L'événement est fortement médiatisé et suscite une condamnation internationale. Il inaugure une période de vives tensions entre la Tunisie et la France, comme le montrent les images des manifestations dans les rues de Tunis. Le président Bourguiba rappelle son ambassadeur à Paris et dépose une plainte devant l'ONU. Il organise le blocus des bases militaires françaises encore présentes dans le pays, dont il exige l'évacuation définitive. Les barrages qui se multiplient sur les routes illustrent ce climat de tensions.

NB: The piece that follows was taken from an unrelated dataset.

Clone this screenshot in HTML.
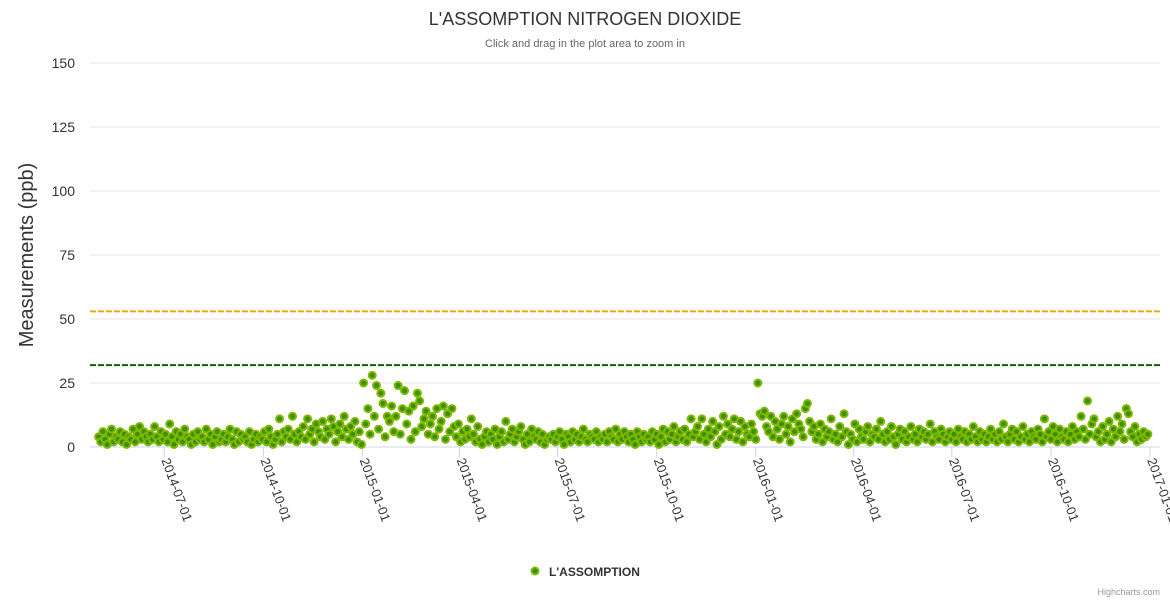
<!DOCTYPE html>
<html><head><meta charset="utf-8">
<style>
html,body{margin:0;padding:0;background:#fff;}
body{width:1170px;height:600px;overflow:hidden;font-family:"Liberation Sans",sans-serif;}
svg text{font-family:"Liberation Sans",sans-serif;}
</style></head>
<body>
<svg id="chart" width="1170" height="600" xmlns="http://www.w3.org/2000/svg">
<rect x="0" y="0" width="1170" height="600" fill="#fff"/>
<text x="585" y="25" text-anchor="middle" font-size="18" fill="#333">L'ASSOMPTION NITROGEN DIOXIDE</text>
<text x="585" y="47" text-anchor="middle" font-size="11" fill="#666">Click and drag in the plot area to zoom in</text>
<text transform="translate(33,255) rotate(-90)" text-anchor="middle" font-size="20" fill="#333">Measurements (ppb)</text>
<g id="grid"></g>
<g id="yticks"></g>
<g id="xticks"></g>
<g id="plotlines"></g>
<g id="points"></g>
<g>
<circle cx="535" cy="571" r="3.5" fill="#3d8f00" stroke="#7fb800" stroke-width="2"/>
<text x="549" y="576" font-size="12" font-weight="bold" fill="#333">L'ASSOMPTION</text>
</g>
<text x="1160" y="595" text-anchor="end" font-size="9" fill="#999">Highcharts.com</text>
</svg>
<script>
const yTicks=[0,25,50,75,100,125,150];
const xTickLabels=["2014-07-01","2014-10-01","2015-01-01","2015-04-01","2015-07-01","2015-10-01","2016-01-01","2016-04-01","2016-07-01","2016-10-01","2017-01-01"];
const plotLineValues=[53,32];
const plotLineColors=["#f0a30a","#006400"];
const startDate="2014-05-01";
const stepDays=2;
const values=[
4,2,6,3,1,5,7,2,4,3,6,2,5,1,4,3,7,2,5,8,3,6,4,2,5,3,8,4,2,6,
3,5,2,9,4,1,6,3,5,2,7,4,3,1,5,2,6,3,4,2,7,3,5,1,4,6,2,3,5,2,
4,7,3,1,6,2,5,3,4,2,6,1,3,5,2,4,3,6,2,7,4,1,3,5,11,2,6,4,7,3,
12,5,2,6,4,8,3,11,5,7,2,9,6,4,10,3,7,5,11,8,2,6,9,4,12,7,3,8,5,10,
2,6,1,25,9,15,5,28,12,24,7,21,17,4,12,10,16,6,12,24,5,15,22,9,14,3,16,6,21,18,
8,11,14,5,9,12,4,15,7,10,16,3,13,6,15,8,4,9,2,6,3,7,4,11,5,2,8,3,1,4,
6,2,5,3,7,1,4,6,2,10,3,5,7,2,4,6,8,3,1,5,2,7,4,3,6,2,5,1,3,4,
3,5,2,4,6,3,1,5,4,2,6,3,5,2,4,7,3,2,5,4,3,6,2,4,3,5,2,6,4,3,
7,2,5,3,6,4,2,5,3,1,6,4,2,5,3,4,2,6,3,5,1,4,7,2,6,3,5,8,2,4,
6,3,7,2,5,11,4,6,8,3,11,5,2,7,4,10,6,1,8,3,12,5,9,4,7,11,3,6,10,2,
8,5,4,9,6,3,25,13,12,14,8,6,12,4,10,7,3,9,12,5,8,2,11,6,13,9,7,4,15,17,
10,6,8,3,5,9,2,7,4,6,11,3,5,2,8,4,13,6,1,5,3,9,2,7,4,3,6,8,2,5,
4,7,3,10,5,2,6,3,8,4,1,5,7,3,6,2,4,8,3,5,2,7,4,6,3,5,9,2,6,4,
3,7,5,2,4,6,3,5,2,7,4,3,6,2,5,3,8,4,2,6,3,5,2,4,7,3,5,2,6,3,
9,4,2,5,7,3,6,2,4,8,3,5,2,6,4,3,7,5,2,11,4,6,3,8,5,2,7,4,3,6,
2,5,8,3,6,4,12,7,3,18,5,9,11,4,6,2,8,3,5,10,2,7,4,12,6,9,3,15,13,6,
4,8,2,5,3,6,4,5
];
const X0=90,X1=1160,Y0=447,YTOP=63,YMAX=150;
const refDate=new Date("2014-07-01T00:00:00Z").getTime();
const refX=164.3,pxPerDay=1.0773;
function xScale(t){return refX+(t-refDate)/86400000*pxPerDay;}
function yScale(v){return Y0-(v/YMAX)*(Y0-YTOP);}
const NS="http://www.w3.org/2000/svg";
function mk(tag,attrs,parent){const e=document.createElementNS(NS,tag);for(const k in attrs)e.setAttribute(k,attrs[k]);parent.appendChild(e);return e;}
const grid=document.getElementById('grid'),yt=document.getElementById('yticks'),xt=document.getElementById('xticks'),pl=document.getElementById('plotlines'),pts=document.getElementById('points');
yTicks.forEach(v=>{
  const y=yScale(v);
  const g=mk('line',{x1:X0,x2:X1,y1:y,y2:y,stroke:v===0?'#ccd6eb':'#e6e6e6','stroke-width':1},grid);
  
  
  const t=mk('text',{x:75,y:y+5,'text-anchor':'end','font-size':14,fill:'#333'},yt);
  t.textContent=v;
  
  
});
xTickLabels.forEach(s=>{
  const x=xScale(new Date(s+"T00:00:00Z").getTime());
  const l=mk('line',{x1:x,x2:x,y1:Y0,y2:Y0+10,stroke:'#ccd6eb','stroke-width':1},xt);
  
  
  const t=mk('text',{x:0,y:0,'font-size':13,fill:'#333',transform:'translate('+(x-3)+','+(Y0+13)+') rotate(70)'},xt);
  t.textContent=s;
  
  
});
plotLineValues.forEach((v,i)=>{
  const y=yScale(v);
  const l=mk('line',{x1:X0,x2:X1,y1:y,y2:y,stroke:plotLineColors[i],'stroke-width':2,'stroke-dasharray':'6,2'},pl);
  
  
});
const start=new Date(startDate+"T00:00:00Z").getTime();
values.forEach((v,i)=>{
  const t=start+i*stepDays*86400000;
  const c=mk('circle',{cx:xScale(t),cy:yScale(v),r:3.5,fill:'#3d8f00',stroke:'#7fb800','stroke-width':2},pts);
  
  
});
</script>
</body></html>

Tout en prétendant adopter un point de vue équilibré (« Pour Tunis, le bombardement n'a fait à Sakiet que des victimes innocentes. Pour la France, ce fut une riposte légitime à une série d'attaques dont Sakiet était précisément une des bases de départ. »), le reportage laisse la meilleure part aux justifications françaises. Ainsi, le commentateur semble mettre en doute la spontanéité des manifestations populaires. La réutilisation de vues d'un reportage britannique introduit, toutefois, des éléments nouveaux dans le discours traditionnel de la presse filmée. Les combattants algériens sont généralement invisibles sur les écrans français. Dans leurs rares apparitions, ils sont représentés comme des bandits hirsutes et tout est mis en œuvre pour leur dénier le statut de soldat. Afin de justifier l'action de Sakiet Sidi Youssef, la France va recourir à des images qu'elle a jusqu'ici méthodiquement censurées : celles d'une armée algérienne organisée, avec un drapeau et un uniforme.

Morgan Corriou

Transcription

Journaliste
À Tunis, la journée de Sakieh a été marquée par les manifestations qui, dans l’esprit du gouvernement tunisien, étaient dirigées contre la présence des troupes françaises. Agitation populaire et action politique, tout a été mobilisé dans ce sens.
(Bruit)
Journaliste
Les délégués du Néo-Destour sont venus confirmer au président Bourguiba l’appui du parti. Et tandis que, sur les routes, des barrages étaient dressés, gardes nationaux et supplétifs contrôlaient la circulation des voitures.
(Musique)
Journaliste
Sakieh-Sidi Youssef, après le bombardement, montre ses blessures.
(Musique)
Journaliste
Pour Tunis, le bombardement n’a fait, à Sakieh, que des victimes innocentes. Pour la France, ce fut une riposte légitime à une série d’attaques, dont Sakieh était précisément une des bases de départ. Ici même, des groupes de FLN s’entraînaient. Ces images, d’origine britannique, prises au cours d'une de ses séances d’entraînement ont été filmées à Sakieh. Ici même, des commissaires politiques endoctrinaient les détachements.
(Musique)
Journaliste
De ces bâtiments, des groupes partaient vers la frontière toute proche et s’infiltraient en Algérie. Ces bâtiments, aujourd’hui, sont détruits. L’affaire de Sakiet est douloureuse comme le sont toutes celles qui, menées contre un objectif militaire, font des victimes parmi des innocents.